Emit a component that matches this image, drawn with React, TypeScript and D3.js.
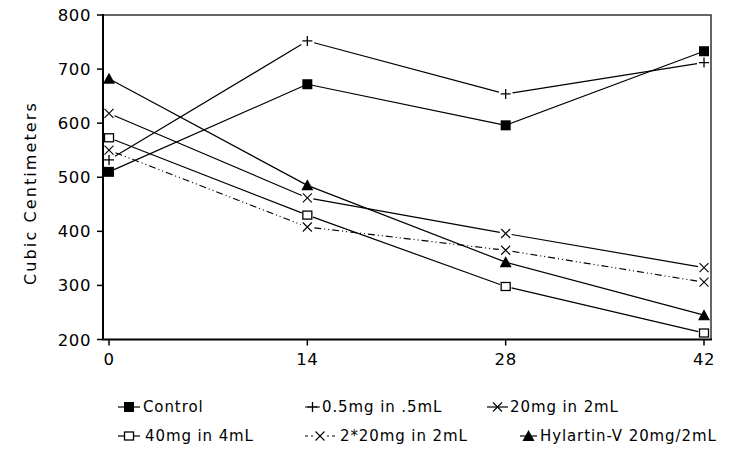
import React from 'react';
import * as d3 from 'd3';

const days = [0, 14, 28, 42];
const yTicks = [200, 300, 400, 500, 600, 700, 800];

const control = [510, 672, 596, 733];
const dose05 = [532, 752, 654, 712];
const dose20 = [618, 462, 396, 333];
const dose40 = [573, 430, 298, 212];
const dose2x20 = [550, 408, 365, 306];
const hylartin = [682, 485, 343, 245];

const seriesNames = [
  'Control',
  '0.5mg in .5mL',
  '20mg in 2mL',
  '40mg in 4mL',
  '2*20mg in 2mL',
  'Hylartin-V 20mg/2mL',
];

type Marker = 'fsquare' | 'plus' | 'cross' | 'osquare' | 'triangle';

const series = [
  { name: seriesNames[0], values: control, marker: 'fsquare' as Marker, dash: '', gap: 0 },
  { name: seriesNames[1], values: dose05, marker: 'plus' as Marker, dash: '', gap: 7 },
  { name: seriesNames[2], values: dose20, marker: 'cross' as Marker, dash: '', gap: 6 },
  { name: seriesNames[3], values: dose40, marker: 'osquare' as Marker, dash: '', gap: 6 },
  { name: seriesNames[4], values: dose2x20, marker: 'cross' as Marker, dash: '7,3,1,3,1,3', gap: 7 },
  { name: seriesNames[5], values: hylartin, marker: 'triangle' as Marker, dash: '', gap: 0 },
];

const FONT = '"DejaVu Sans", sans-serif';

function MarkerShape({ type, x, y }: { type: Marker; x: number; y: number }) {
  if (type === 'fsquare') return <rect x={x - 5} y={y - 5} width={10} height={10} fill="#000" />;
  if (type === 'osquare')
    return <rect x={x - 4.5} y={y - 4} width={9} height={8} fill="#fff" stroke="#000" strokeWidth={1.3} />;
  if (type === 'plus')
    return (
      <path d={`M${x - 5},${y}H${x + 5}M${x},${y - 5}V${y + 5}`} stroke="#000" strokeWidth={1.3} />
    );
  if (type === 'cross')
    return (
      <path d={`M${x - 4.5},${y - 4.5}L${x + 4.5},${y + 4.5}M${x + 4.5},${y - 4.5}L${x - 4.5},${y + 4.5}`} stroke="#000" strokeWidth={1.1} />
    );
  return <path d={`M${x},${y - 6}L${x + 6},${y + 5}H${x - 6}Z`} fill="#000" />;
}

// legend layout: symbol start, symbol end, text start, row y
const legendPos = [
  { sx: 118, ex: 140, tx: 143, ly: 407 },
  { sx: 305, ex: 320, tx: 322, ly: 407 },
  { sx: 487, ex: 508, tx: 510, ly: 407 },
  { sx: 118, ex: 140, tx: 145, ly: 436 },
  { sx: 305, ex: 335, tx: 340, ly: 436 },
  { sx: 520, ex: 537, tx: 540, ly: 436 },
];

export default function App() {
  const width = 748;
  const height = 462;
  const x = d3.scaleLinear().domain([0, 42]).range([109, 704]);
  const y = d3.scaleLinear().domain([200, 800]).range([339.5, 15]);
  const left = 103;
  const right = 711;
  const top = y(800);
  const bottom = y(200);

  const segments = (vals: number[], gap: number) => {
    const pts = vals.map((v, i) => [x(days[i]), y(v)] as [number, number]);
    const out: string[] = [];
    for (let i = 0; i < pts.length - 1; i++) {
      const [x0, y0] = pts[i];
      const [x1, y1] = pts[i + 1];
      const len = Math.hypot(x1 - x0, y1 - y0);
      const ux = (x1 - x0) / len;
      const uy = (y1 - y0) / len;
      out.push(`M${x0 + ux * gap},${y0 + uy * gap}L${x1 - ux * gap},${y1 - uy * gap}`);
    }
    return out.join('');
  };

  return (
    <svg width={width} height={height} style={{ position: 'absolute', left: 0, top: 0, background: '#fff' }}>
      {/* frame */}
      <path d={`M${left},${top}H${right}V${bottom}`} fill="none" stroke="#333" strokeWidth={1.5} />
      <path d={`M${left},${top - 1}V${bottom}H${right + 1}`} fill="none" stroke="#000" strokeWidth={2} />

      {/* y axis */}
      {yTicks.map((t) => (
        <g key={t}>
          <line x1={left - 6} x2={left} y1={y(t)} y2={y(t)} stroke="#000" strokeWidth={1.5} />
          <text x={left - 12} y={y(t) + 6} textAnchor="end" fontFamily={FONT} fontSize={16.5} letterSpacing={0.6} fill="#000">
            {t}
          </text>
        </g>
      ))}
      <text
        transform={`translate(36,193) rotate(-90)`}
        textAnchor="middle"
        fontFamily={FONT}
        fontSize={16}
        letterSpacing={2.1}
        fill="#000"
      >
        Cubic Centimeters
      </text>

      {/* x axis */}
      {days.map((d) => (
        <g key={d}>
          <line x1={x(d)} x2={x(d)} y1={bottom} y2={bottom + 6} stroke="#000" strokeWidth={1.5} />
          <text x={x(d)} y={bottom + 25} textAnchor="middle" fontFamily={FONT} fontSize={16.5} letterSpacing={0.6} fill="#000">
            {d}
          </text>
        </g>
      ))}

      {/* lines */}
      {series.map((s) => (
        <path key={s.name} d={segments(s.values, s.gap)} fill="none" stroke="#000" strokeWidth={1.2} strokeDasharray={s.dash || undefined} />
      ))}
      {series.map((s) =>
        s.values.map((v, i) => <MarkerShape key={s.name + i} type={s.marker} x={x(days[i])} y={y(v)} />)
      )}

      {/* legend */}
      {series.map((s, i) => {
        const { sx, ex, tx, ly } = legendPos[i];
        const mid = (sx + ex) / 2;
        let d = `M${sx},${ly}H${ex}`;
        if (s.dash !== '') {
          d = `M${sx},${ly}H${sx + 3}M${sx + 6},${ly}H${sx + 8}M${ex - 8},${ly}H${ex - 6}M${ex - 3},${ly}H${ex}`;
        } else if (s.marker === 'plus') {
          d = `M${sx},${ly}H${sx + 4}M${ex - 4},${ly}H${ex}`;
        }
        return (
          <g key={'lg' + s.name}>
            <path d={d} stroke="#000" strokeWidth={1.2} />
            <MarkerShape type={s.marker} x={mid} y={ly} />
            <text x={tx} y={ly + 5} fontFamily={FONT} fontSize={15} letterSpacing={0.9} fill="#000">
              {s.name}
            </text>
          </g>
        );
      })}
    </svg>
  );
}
===
# Work required
Without the pictures, transcribe the listing above exactly.

# Exercise result
Emit a component that matches this image, drawn with React, TypeScript and D3.js.
import React from 'react';
import * as d3 from 'd3';

const days = [0, 14, 28, 42];
const yTicks = [200, 300, 400, 500, 600, 700, 800];

const control = [510, 672, 596, 733];
const dose05 = [532, 752, 654, 712];
const dose20 = [618, 462, 396, 333];
const dose40 = [573, 430, 298, 212];
const dose2x20 = [550, 408, 365, 306];
const hylartin = [682, 485, 343, 245];

const seriesNames = [
  'Control',
  '0.5mg in .5mL',
  '20mg in 2mL',
  '40mg in 4mL',
  '2*20mg in 2mL',
  'Hylartin-V 20mg/2mL',
];

type Marker = 'fsquare' | 'plus' | 'cross' | 'osquare' | 'triangle';

const series = [
  { name: seriesNames[0], values: control, marker: 'fsquare' as Marker, dash: '', gap: 0 },
  { name: seriesNames[1], values: dose05, marker: 'plus' as Marker, dash: '', gap: 7 },
  { name: seriesNames[2], values: dose20, marker: 'cross' as Marker, dash: '', gap: 6 },
  { name: seriesNames[3], values: dose40, marker: 'osquare' as Marker, dash: '', gap: 6 },
  { name: seriesNames[4], values: dose2x20, marker: 'cross' as Marker, dash: '7,3,1,3,1,3', gap: 7 },
  { name: seriesNames[5], values: hylartin, marker: 'triangle' as Marker, dash: '', gap: 0 },
];

const FONT = '"DejaVu Sans", sans-serif';

function MarkerShape({ type, x, y }: { type: Marker; x: number; y: number }) {
  if (type === 'fsquare') return <rect x={x - 5} y={y - 5} width={10} height={10} fill="#000" />;
  if (type === 'osquare')
    return <rect x={x - 4.5} y={y - 4} width={9} height={8} fill="#fff" stroke="#000" strokeWidth={1.3} />;
  if (type === 'plus')
    return (
      <path d={`M${x - 5},${y}H${x + 5}M${x},${y - 5}V${y + 5}`} stroke="#000" strokeWidth={1.3} />
    );
  if (type === 'cross')
    return (
      <path d={`M${x - 4.5},${y - 4.5}L${x + 4.5},${y + 4.5}M${x + 4.5},${y - 4.5}L${x - 4.5},${y + 4.5}`} stroke="#000" strokeWidth={1.1} />
    );
  return <path d={`M${x},${y - 6}L${x + 6},${y + 5}H${x - 6}Z`} fill="#000" />;
}

// legend layout: symbol start, symbol end, text start, row y
const legendPos = [
  { sx: 118, ex: 140, tx: 143, ly: 407 },
  { sx: 305, ex: 320, tx: 322, ly: 407 },
  { sx: 487, ex: 508, tx: 510, ly: 407 },
  { sx: 118, ex: 140, tx: 145, ly: 436 },
  { sx: 305, ex: 335, tx: 340, ly: 436 },
  { sx: 520, ex: 537, tx: 540, ly: 436 },
];

export default function App() {
  const width = 748;
  const height = 462;
  const x = d3.scaleLinear().domain([0, 42]).range([109, 704]);
  const y = d3.scaleLinear().domain([200, 800]).range([339.5, 15]);
  const left = 103;
  const right = 711;
  const top = y(800);
  const bottom = y(200);

  const segments = (vals: number[], gap: number) => {
    const pts = vals.map((v, i) => [x(days[i]), y(v)] as [number, number]);
    const out: string[] = [];
    for (let i = 0; i < pts.length - 1; i++) {
      const [x0, y0] = pts[i];
      const [x1, y1] = pts[i + 1];
      const len = Math.hypot(x1 - x0, y1 - y0);
      const ux = (x1 - x0) / len;
      const uy = (y1 - y0) / len;
      out.push(`M${x0 + ux * gap},${y0 + uy * gap}L${x1 - ux * gap},${y1 - uy * gap}`);
    }
    return out.join('');
  };

  return (
    <svg width={width} height={height} style={{ position: 'absolute', left: 0, top: 0, background: '#fff' }}>
      {/* frame */}
      <path d={`M${left},${top}H${right}V${bottom}`} fill="none" stroke="#333" strokeWidth={1.5} />
      <path d={`M${left},${top - 1}V${bottom}H${right + 1}`} fill="none" stroke="#000" strokeWidth={2} />

      {/* y axis */}
      {yTicks.map((t) => (
        <g key={t}>
          <line x1={left - 6} x2={left} y1={y(t)} y2={y(t)} stroke="#000" strokeWidth={1.5} />
          <text x={left - 12} y={y(t) + 6} textAnchor="end" fontFamily={FONT} fontSize={16.5} letterSpacing={0.6} fill="#000">
            {t}
          </text>
        </g>
      ))}
      <text
        transform={`translate(36,193) rotate(-90)`}
        textAnchor="middle"
        fontFamily={FONT}
        fontSize={16}
        letterSpacing={2.1}
        fill="#000"
      >
        Cubic Centimeters
      </text>

      {/* x axis */}
      {days.map((d) => (
        <g key={d}>
          <line x1={x(d)} x2={x(d)} y1={bottom} y2={bottom + 6} stroke="#000" strokeWidth={1.5} />
          <text x={x(d)} y={bottom + 25} textAnchor="middle" fontFamily={FONT} fontSize={16.5} letterSpacing={0.6} fill="#000">
            {d}
          </text>
        </g>
      ))}

      {/* lines */}
      {series.map((s) => (
        <path key={s.name} d={segments(s.values, s.gap)} fill="none" stroke="#000" strokeWidth={1.2} strokeDasharray={s.dash || undefined} />
      ))}
      {series.map((s) =>
        s.values.map((v, i) => <MarkerShape key={s.name + i} type={s.marker} x={x(days[i])} y={y(v)} />)
      )}

      {/* legend */}
      {series.map((s, i) => {
        const { sx, ex, tx, ly } = legendPos[i];
        const mid = (sx + ex) / 2;
        let d = `M${sx},${ly}H${ex}`;
        if (s.dash !== '') {
          d = `M${sx},${ly}H${sx + 3}M${sx + 6},${ly}H${sx + 8}M${ex - 8},${ly}H${ex - 6}M${ex - 3},${ly}H${ex}`;
        } else if (s.marker === 'plus') {
          d = `M${sx},${ly}H${sx + 4}M${ex - 4},${ly}H${ex}`;
        }
        return (
          <g key={'lg' + s.name}>
            <path d={d} stroke="#000" strokeWidth={1.2} />
            <MarkerShape type={s.marker} x={mid} y={ly} />
            <text x={tx} y={ly + 5} fontFamily={FONT} fontSize={15} letterSpacing={0.9} fill="#000">
              {s.name}
            </text>
          </g>
        );
      })}
    </svg>
  );
}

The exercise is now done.